● **Dataset content**
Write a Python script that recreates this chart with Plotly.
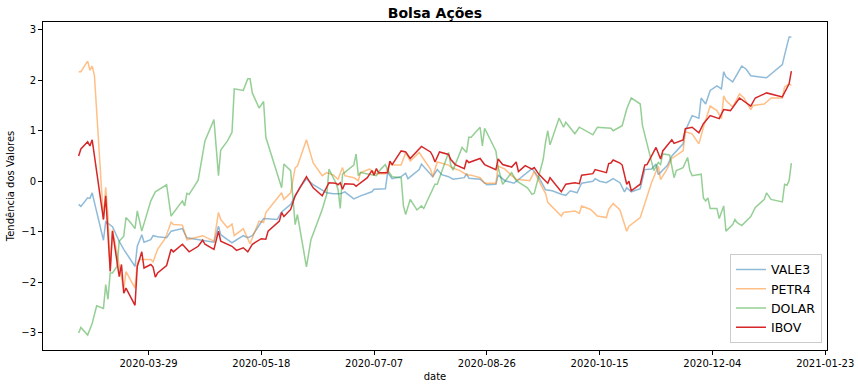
import pandas as pd
import plotly.graph_objects as go

START = "2020-02-27"

# day offsets from START and values
vale_day = [0, 1, 4, 5, 6, 11, 12, 15, 18, 20, 25, 26, 28, 29, 32, 33, 35, 39, 41, 46, 48, 54, 60, 62, 63,
            68, 73, 75, 77, 82, 88, 90, 94, 98, 101, 104, 110, 113, 116, 118, 122, 125, 130, 131, 136, 137,
            139, 143, 145, 146, 148, 151, 152, 155, 157, 159, 161, 164, 166, 171, 172, 173, 178, 181, 185,
            186, 189, 193, 195, 198, 201, 203, 204, 207, 210, 214, 216, 218, 221, 223, 228, 229, 231, 234,
            237, 240, 242, 243, 245, 249, 251, 254, 256, 257, 261, 263, 268, 269, 272, 275, 276, 278, 280,
            283, 285, 286, 287, 290, 294, 296, 298, 305, 312, 313, 315, 316]
vale_val = [-0.46, -0.50, -0.33, -0.34, -0.23, -1.17, -0.80, -0.90, -1.19, -1.35, -1.69, -1.29, -1.06, -1.21,
            -1.16, -1.08, -1.10, -1.12, -0.99, -0.94, -1.12, -1.17, -1.21, -0.89, -1.06,
            -1.22, -1.08, -1.12, -1.08, -0.74, -0.76, -0.61, -0.46, -0.13, 0.05, -0.07, -0.23, -0.25, -0.25,
            -0.21, -0.35, -0.29, -0.21, -0.16, -0.15, 0.17,
            0.05, 0.09, 0.16, 0.05, 0.13, 0.23, 0.34, 0.19, 0.09, 0.23, 0.13, 0.09, 0.04, 0.07, 0.15, 0.06,
            0.04, -0.07, -0.06,
            0.12, 0.01, -0.04, 0.03, 0.13, 0.25, 0.13, 0.08, -0.17, -0.19, -0.26, -0.28, -0.19, -0.23, -0.04,
            0.00, 0.05, 0.00, -0.03,
            0.05, -0.03, -0.21, -0.13, -0.21, -0.15, 0.23, 0.24, 0.34, 0.13, 0.31, 0.50, 0.74, 1.00, 1.30,
            1.25, 1.65, 1.53, 1.80,
            1.89, 1.83, 2.17, 2.07, 1.97, 2.28, 2.22, 2.09, 2.05, 2.31, 2.50, 2.86, 2.86]

petr_day = [0, 1, 4, 5, 6, 7, 11, 12, 13, 14, 15, 17, 18, 20, 21, 25, 26, 27, 32, 33, 35, 38, 39, 41, 42,
            46, 48, 55, 60, 62, 63, 66, 68, 69, 73, 76, 80, 82, 83, 88, 90, 91, 94, 96, 97, 101, 104, 108,
            110, 113, 115, 117, 118, 122, 124, 125, 129, 132, 136, 138, 140, 143, 145, 147, 151, 152, 156,
            157, 159, 164, 165, 169, 172, 174, 178, 180, 185, 186, 189, 192, 194, 200, 202, 206, 207, 208,
            214, 215, 220, 222, 223, 227, 230, 234, 235, 237, 240, 243, 244, 249, 252, 254, 257, 258, 261,
            263, 268, 269, 272, 275, 277, 280, 283, 285, 286, 287, 290, 293, 295, 298, 299, 304, 307, 312,
            313, 315, 316]
petr_val = [2.17, 2.17, 2.38, 2.20, 2.28, 2.10, -0.76, -0.12, -0.69, -1.75, -0.96, -1.42, -1.69, -2.15, -1.79,
            -2.12, -1.62, -1.55, -1.55, -1.60, -1.35, -1.16, -1.06, -0.81, -0.86,
            -0.87, -1.16, -1.08, -1.19, -0.62, -0.76, -0.92, -0.85, -1.08, -0.94, -1.24, -0.79, -0.82, -0.62,
            -0.33, -0.23, -0.36, -0.23, 0.27, 0.30, 0.82, 0.36, 0.11,
            0.17, 0.12, 0.04, 0.27, 0.11, 0.07, 0.01, 0.17, 0.24, 0.15, 0.15, 0.34, 0.32, 0.32, 0.57, 0.40,
            0.57, 0.50, 0.24,
            0.09, 0.38, 0.32, 0.28, 0.21, 0.13, 0.12, 0.07, -0.04, -0.04, 0.30, 0.24, 0.11, 0.04, 0.01, 0.19,
            -0.16, -0.24, -0.42,
            -0.69, -0.62, -0.59, -0.64, -0.49, -0.56, -0.69, -0.72, -0.56, -0.44, -0.57, -0.99, -0.89, -0.72,
            -0.29, -0.03, 0.30, 0.03, 0.25,
            0.45, 0.60, 0.98, 0.94, 0.74, 1.07, 1.49, 1.40, 1.24, 1.69, 1.60, 1.47, 1.73, 1.65, 1.42, 1.50,
            1.53, 1.65, 1.65,
            1.87, 1.93, 1.90]

dolar_day = [0, 1, 4, 6, 8, 11, 12, 13, 14, 15, 17, 18, 20, 21, 23, 25, 26, 27, 28, 32, 34, 39, 41, 46, 47,
             48, 49, 53, 56, 60, 62, 63, 66, 68, 69, 73, 75, 76, 77, 80, 82, 83, 87, 88, 90, 91, 94, 96, 97,
             101, 103, 108, 110, 111, 114, 115, 116, 117, 122, 123, 124, 125, 132, 134, 136, 137, 139, 143,
             144, 145, 147, 150, 152, 153, 158, 159, 164, 165, 166, 170, 172, 173, 174, 178, 179, 180, 184,
             185, 186, 188, 192, 194, 199, 201, 202, 206, 207, 208, 209, 213, 215, 216, 220, 222, 228, 230,
             236, 237, 241, 243, 245, 249, 250, 252, 255, 257, 258, 259, 262, 264, 265, 268, 270, 271, 272,
             276, 277, 278, 279, 280, 283, 284, 286, 287, 290, 291, 292, 294, 298, 300, 304, 305, 307, 312,
             313, 314, 315, 316]
dolar_val = [-3.01, -2.90, -3.05, -2.82, -2.47, -2.52, -2.05, -2.34, -1.82, -1.82, -1.69, -1.19, -1.09, -0.72,
             -0.82, -0.94, -0.59, -0.82, -0.99, -0.39, -0.21, -0.07, -0.69, -0.39, -0.49,
             -0.24, -0.26, 0.02, 0.80, 1.22, 0.11, 0.62, 0.80, 0.97, 1.83, 1.80, 2.03, 2.03, 1.75, 1.45, 1.58,
             0.87, 0.30, 0.11, -0.13, 0.34, 0.21, -0.86, -0.66,
             -1.70, -1.16, -0.56, -0.26, 0.24, -0.03, -0.16, -0.54, 0.14, 0.32, 0.54, 0.11, 0.17, 0.11, 0.24,
             0.33, 0.22, 0.09, 0.07,
             -0.49, -0.66, -0.36, -0.57, -0.49, -0.54, -0.06, -0.06, 0.57, 0.32, 0.22, 0.67, 0.57, 0.87, 0.87,
             1.07, 0.70, 1.05, 0.67,
             0.60, 0.27, -0.06, 0.17, 0.01, -0.13, -0.26, -0.24, 0.44, 0.77, 1.00, 0.72, 1.25, 1.07, 1.17, 0.94,
             1.07, 0.92, 1.07,
             1.05, 1.00, 1.10, 1.43, 1.65, 1.53, 1.10, 0.74, 0.21, 0.37, 0.33, 0.54, 0.52, 0.07, 0.21, 0.27,
             0.47, 0.21, 0.11,
             0.14, -0.33, -0.39, -0.33, -0.54, -0.54, -0.74, -0.49, -0.99, -0.86, -0.76, -0.82, -0.88, -0.70,
             -0.52, -0.36, -0.23, -0.36, -0.41,
             -0.06, -0.08, 0.01, 0.36]

ibov_day = [0, 1, 4, 5, 6, 11, 12, 14, 15, 18, 19, 20, 21, 25, 26, 28, 29, 32, 33, 34, 35, 39, 41, 42, 46,
            49, 53, 55, 56, 60, 62, 63, 68, 70, 73, 75, 77, 81, 83, 84, 89, 90, 91, 94, 96, 101, 104, 108,
            111, 114, 115, 116, 117, 118, 122, 123, 128, 130, 131, 132, 133, 137, 138, 139, 143, 145, 147,
            150, 152, 156, 157, 158, 160, 164, 165, 167, 171, 172, 173, 178, 180, 185, 186, 188, 192, 194,
            195, 198, 201, 202, 204, 206, 208, 209, 214, 216, 220, 222, 223, 228, 229, 234, 235, 236, 237,
            240, 241, 243, 244, 245, 249, 251, 252, 256, 258, 259, 263, 264, 268, 269, 272, 275, 277, 280,
            284, 286, 289, 293, 298, 300, 305, 312, 315, 316]
ibov_val = [0.50, 0.64, 0.78, 0.70, 0.82, -0.76, -0.29, -1.79, -0.99, -1.89, -1.65, -2.22, -2.12, -2.46, -1.69,
            -1.40, -1.72, -1.65, -1.70, -1.90, -1.82, -1.67, -1.35, -1.40, -1.25,
            -1.40, -1.29, -1.17, -1.25, -1.35, -0.99, -1.19, -1.29, -1.37, -1.32, -1.40, -1.25, -1.14, -1.15,
            -0.99, -0.79, -0.62, -0.70, -0.56, -0.29, 0.09, -0.13, -0.29,
            -0.03, -0.04, -0.07, -0.03, -0.16, -0.05, -0.06, -0.10, 0.07, 0.21, 0.12, 0.25, 0.17, 0.17, 0.40,
            0.33, 0.60, 0.58, 0.45,
            0.60, 0.69, 0.58, 0.50, 0.38, 0.58, 0.53, 0.43, 0.33, 0.25, 0.42, 0.37, 0.45, 0.33, 0.23, 0.44,
            0.33, 0.28, 0.38,
            0.19, 0.31, 0.24, 0.27, 0.14, 0.05, -0.04, 0.07, -0.21, -0.06, -0.03, -0.05, 0.12, 0.15, 0.23,
            0.17, 0.35, 0.36, 0.42,
            0.36, 0.32, -0.06, 0.00, -0.19, -0.06, 0.32, 0.33, 0.67, 0.44, 0.60, 0.82, 0.75, 0.82, 1.04, 1.07,
            0.96, 1.14, 1.30,
            1.24, 1.42, 1.40, 1.65, 1.49, 1.65, 1.75, 1.67, 1.93, 2.18]

tick_dates = pd.date_range("2020-03-29", periods=7, freq="50D")
tick_text = [d.strftime("%Y-%m-%d") for d in tick_dates]

base = pd.Timestamp(START)


def to_dates(days):
    return [base + pd.Timedelta(days=int(d)) for d in days]


series = [
    ("VALE3", vale_day, vale_val, "rgba(31,119,180,0.5)"),
    ("PETR4", petr_day, petr_val, "rgba(255,127,14,0.5)"),
    ("DOLAR", dolar_day, dolar_val, "rgba(44,160,44,0.5)"),
    ("IBOV", ibov_day, ibov_val, "rgb(214,39,40)"),
]

fig = go.Figure()
for name, d, v, c in series:
    fig.add_trace(go.Scatter(x=to_dates(d), y=v, mode="lines", name=name,
                             line=dict(color=c, width=1.5)))

# matplotlib-like 5% autoscale margins
all_days = vale_day + petr_day + dolar_day + ibov_day
all_vals = vale_val + petr_val + dolar_val + ibov_val
dmin, dmax = min(all_days), max(all_days)
span = dmax - dmin
x0 = base + pd.Timedelta(days=dmin - 0.05 * span)
x1 = base + pd.Timedelta(days=dmax + 0.05 * span)
vmin, vmax = min(all_vals), max(all_vals)
vs = vmax - vmin

font = "DejaVu Sans"
fig.update_layout(
    width=858, height=388,
    margin=dict(l=43, r=31, t=22, b=38),
    paper_bgcolor="white", plot_bgcolor="white",
    font=dict(family=font, size=10, color="black"),
    title=dict(text="<b>Bolsa Ações</b>", x=0.5, xanchor="center", xref="paper",
               y=1 - 13 / 388, yref="container", yanchor="middle",
               font=dict(size=14, family=font, color="black")),
    showlegend=True,
    legend=dict(x=0.9936, y=0.022, xanchor="right", yanchor="bottom",
                bordercolor="rgb(204,204,204)", borderwidth=1, bgcolor="rgba(255,255,255,0.8)",
                font=dict(size=12.5, family=font, color="black"), tracegroupgap=0,
                itemwidth=30),
)
fig.update_xaxes(range=[x0, x1], tickvals=list(tick_dates), ticktext=tick_text, automargin=False,
                 showline=True, mirror=True, linecolor="black", linewidth=1,
                 ticks="outside", ticklen=4, tickcolor="black", showgrid=False, zeroline=False,
                 title=dict(text="date", font=dict(size=10), standoff=4),
                 tickfont=dict(size=10))
fig.update_yaxes(range=[vmin - 0.05 * vs, vmax + 0.05 * vs], dtick=1, automargin=False,
                 showline=True, mirror=True, linecolor="black", linewidth=1,
                 ticks="outside", ticklen=4, tickcolor="black", showgrid=False, zeroline=False,
                 title=dict(text="Tendência dos Valores", font=dict(size=10), standoff=4),
                 tickfont=dict(size=10))

fig.write_html("out.html")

● **What needs to be done**
Repeat exactly and only the lines from the start of the data above through the line that holds "2.50, 2.86, 2.86]", inclusive. Pictures do not belong in the copy.

● **Task result**
Write a Python script that recreates this chart with Plotly.
import pandas as pd
import plotly.graph_objects as go

START = "2020-02-27"

# day offsets from START and values
vale_day = [0, 1, 4, 5, 6, 11, 12, 15, 18, 20, 25, 26, 28, 29, 32, 33, 35, 39, 41, 46, 48, 54, 60, 62, 63,
            68, 73, 75, 77, 82, 88, 90, 94, 98, 101, 104, 110, 113, 116, 118, 122, 125, 130, 131, 136, 137,
            139, 143, 145, 146, 148, 151, 152, 155, 157, 159, 161, 164, 166, 171, 172, 173, 178, 181, 185,
            186, 189, 193, 195, 198, 201, 203, 204, 207, 210, 214, 216, 218, 221, 223, 228, 229, 231, 234,
            237, 240, 242, 243, 245, 249, 251, 254, 256, 257, 261, 263, 268, 269, 272, 275, 276, 278, 280,
            283, 285, 286, 287, 290, 294, 296, 298, 305, 312, 313, 315, 316]
vale_val = [-0.46, -0.50, -0.33, -0.34, -0.23, -1.17, -0.80, -0.90, -1.19, -1.35, -1.69, -1.29, -1.06, -1.21,
            -1.16, -1.08, -1.10, -1.12, -0.99, -0.94, -1.12, -1.17, -1.21, -0.89, -1.06,
            -1.22, -1.08, -1.12, -1.08, -0.74, -0.76, -0.61, -0.46, -0.13, 0.05, -0.07, -0.23, -0.25, -0.25,
            -0.21, -0.35, -0.29, -0.21, -0.16, -0.15, 0.17,
            0.05, 0.09, 0.16, 0.05, 0.13, 0.23, 0.34, 0.19, 0.09, 0.23, 0.13, 0.09, 0.04, 0.07, 0.15, 0.06,
            0.04, -0.07, -0.06,
            0.12, 0.01, -0.04, 0.03, 0.13, 0.25, 0.13, 0.08, -0.17, -0.19, -0.26, -0.28, -0.19, -0.23, -0.04,
            0.00, 0.05, 0.00, -0.03,
            0.05, -0.03, -0.21, -0.13, -0.21, -0.15, 0.23, 0.24, 0.34, 0.13, 0.31, 0.50, 0.74, 1.00, 1.30,
            1.25, 1.65, 1.53, 1.80,
            1.89, 1.83, 2.17, 2.07, 1.97, 2.28, 2.22, 2.09, 2.05, 2.31, 2.50, 2.86, 2.86]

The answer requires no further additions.